The two got up awkwardly, and Sam went outside to have a cigarette.

It was good that the creature looked just like Sam, because this meant the creature could easily take on his identity. He would simply show Sam's driver's license to prospective employers. But the tattoos and bodily damage were still there, on the dream creature's body, and so Kramer had to go to the trouble of getting some of the same tattoos that had been lasered off his body lasered off the creature's body as well. Sam spent his time driving it to the plastic surgeon, the dentist, and the beauty salon. He had to explain basic rules, like going to the bathroom properly and how to be polite to people.


In a month the creature found a job as a telemarketer. The creature, taking on this new identity, complained that Sam kept calling him creature, and so Sam said that he would call him Demon. The creature didn't like that either, and said for Sam to call him Harry, which it had told the people at work was the name he went by. It was agreed on, and Harry settled into his job.

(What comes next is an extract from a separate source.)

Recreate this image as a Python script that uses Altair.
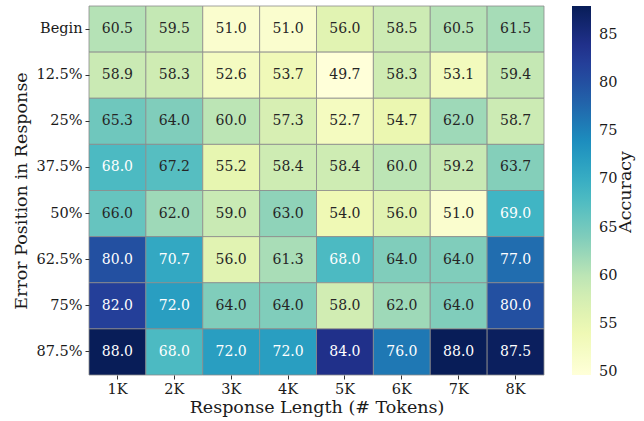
import altair as alt
import pandas as pd

# Error position (rows) x response length (columns) accuracy grid
positions = ["Begin", "12.5%", "25%", "37.5%", "50%", "62.5%", "75%", "87.5%"]
lengths = ["1K", "2K", "3K", "4K", "5K", "6K", "7K", "8K"]
accuracy = [
    [60.5, 59.5, 51.0, 51.0, 56.0, 58.5, 60.5, 61.5],
    [58.9, 58.3, 52.6, 53.7, 49.7, 58.3, 53.1, 59.4],
    [65.3, 64.0, 60.0, 57.3, 52.7, 54.7, 62.0, 58.7],
    [68.0, 67.2, 55.2, 58.4, 58.4, 60.0, 59.2, 63.7],
    [66.0, 62.0, 59.0, 63.0, 54.0, 56.0, 51.0, 69.0],
    [80.0, 70.7, 56.0, 61.3, 68.0, 64.0, 64.0, 77.0],
    [82.0, 72.0, 64.0, 64.0, 58.0, 62.0, 64.0, 80.0],
    [88.0, 68.0, 72.0, 72.0, 84.0, 76.0, 88.0, 87.5],
]
colorbar_ticks = [50, 55, 60, 65, 70, 75, 80, 85]

# ColorBrewer YlGnBu stops
ylgnbu = ["#ffffd9", "#edf8b1", "#c7e9b4", "#7fcdbb", "#41b6c4",
          "#1d91c0", "#225ea8", "#253494", "#081d58"]

rows = []
for p, vals in zip(positions, accuracy):
    for l, v in zip(lengths, vals):
        rows.append({"position": p, "length": l, "value": v, "label": f"{v:.1f}"})
df = pd.DataFrame(rows)

vmin = min(min(r) for r in accuracy)
vmax = max(max(r) for r in accuracy)
n = len(ylgnbu) - 1
stops = [vmin + (vmax - vmin) * i / n for i in range(n + 1)]

FONT = "DejaVu Serif"
INK = "#1a1a1a"

x = alt.X("length:N", sort=lengths, title="Response Length (# Tokens)",
          axis=alt.Axis(labelAngle=0, labelFontSize=14.5, titleFontSize=17.5,
                        labelFont=FONT, titleFont=FONT, domain=False,
                        tickSize=4, tickColor="#333", labelColor=INK,
                        titleColor=INK, titlePadding=3, labelPadding=3,
                        titleFontWeight="normal"))
y = alt.Y("position:N", sort=positions, title="Error Position in Response",
          axis=alt.Axis(labelFontSize=14.5, titleFontSize=17.5, labelFont=FONT,
                        titleFont=FONT, domain=False, tickSize=4,
                        tickColor="#333", labelColor=INK, titleColor=INK,
                        titlePadding=5, labelPadding=3, titleFontWeight="normal"))

base = alt.Chart(df).encode(x=x, y=y)

cells = base.mark_rect(stroke="#8c8c8c", strokeWidth=0.8).encode(
    color=alt.Color(
        "value:Q",
        scale=alt.Scale(domain=stops, range=ylgnbu, interpolate="rgb"),
        legend=alt.Legend(
            title=None, orient="none", legendX=483, legendY=0,
            direction="vertical", gradientLength=369, gradientThickness=19,
            values=colorbar_ticks,
            labelFont=FONT, labelFontSize=14.5, labelColor=INK,
            labelOffset=8, gradientStrokeWidth=0,
        ),
    )
)

labels = base.mark_text(font=FONT, fontSize=14).encode(
    text="label:N",
    color=alt.condition("datum.value > 67.5", alt.value("white"), alt.value("#262626")),
)

# Colorbar title, rotated to read bottom-to-top
cbar_title = alt.Chart(pd.DataFrame({"t": ["Accuracy"]})).mark_text(
    font=FONT, fontSize=17.5, angle=270, color=INK, baseline="middle", align="center"
).encode(text="t:N", x=alt.value(537), y=alt.value(186))

chart = (
    (cells + labels + cbar_title)
    .properties(width=455, height=369,
                autosize=alt.AutoSizeParams(type="none"),
                padding={"left": 89, "top": 6, "right": 100, "bottom": 46})
    .configure_view(stroke=None)
    .configure_scale(bandPaddingInner=0, bandPaddingOuter=0)
)

chart.save("out.html", embed_options={"renderer": "svg", "actions": False})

For two or three months it seemed that Sam and Harry were both progressing well. Harry easily reached his sales quota, and adjusted to this new environment fairly well. Meanwhile, when he could, Sam chimed in at work with a droll ad idea or two. For a frozen apple pie account, for example, Sam suggested "it tastes so good it is like biting into an apple orchard" as a pitch, and some of the writers might smile at his sincere expression as he said things like this. They sometimes invited him to the writers' room if their day was slow.

Harry the dream creature, unaccustomed not just to work but even the strain of being away from the loft during the daytime, was very tired once the workday was over. This was especially the case when he had just begun his new job. It appeared that the more worn out Harry was, the more effective a buffer he was between Sam and the spirits mauling Sam's body at night. Seven months into his new job now, Sam's nightmares only caused him a mere infrequent cut. Once he went twelve days without so much as a scratch. If this continued, then Sam's plan had worked perfectly.